Moving feet over the earth is a sacred act of relationship. With it we honour the time and pace of the land, the flora and the fauna which surrounds us and which we are a part of.

We are no more a part of the landscape then when we are moving through it in its time, taking note of the natural formation of its roots and soil, its waterways and animal tracks. Not wearing a badge which states ‘Ranger’ or ‘Friend of…’, but simply as a fellow animal.

This is what it is to be in relationship with something. To honour what is, without changing it or accelerating past it.

My practice is to daily run the same track, though as I increase my tolerance I increase my distance and get drawn deeper into the Australian bush that I envelope myself in. I get to know new spaces, but only once I have earned the right to take myself further in. With my own two feet.
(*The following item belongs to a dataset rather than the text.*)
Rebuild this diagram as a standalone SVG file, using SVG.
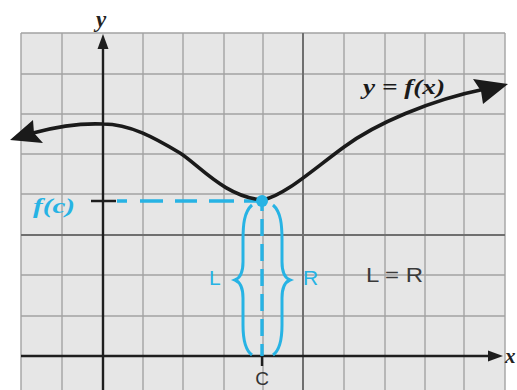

This morning I found complete silence and stillness. I heard no other voices or the crunch of any shoe or wheel in the forest around me. It was miraculous. I was in perfect unity with the pre-dawn plants and animals (kangaroos popping their heads up above the grass to see this visitor) without a thought to either use this landscape or ignore it in order to pursue my own purposes (there is a different relationship when we just assume use of the land around us, no, a relationship is a different thing). I was simply noticing and allowing it to “speak” to me.

A natural landscape like this is simply: perfect peace. All operates cyclically, as it should, in fine balance. To be in this place is to be content with oneself. One’s animal body is satisfied.

This is an important part of being human. To be alone. To be in silence. To be in silence in the natural world and to stop and stand and watch and love.

This is how love for our earth and its individual components is fostered. This love is the strongest motivation to address human destruction of nature. We must preference it before ourselves sometimes and that requires love.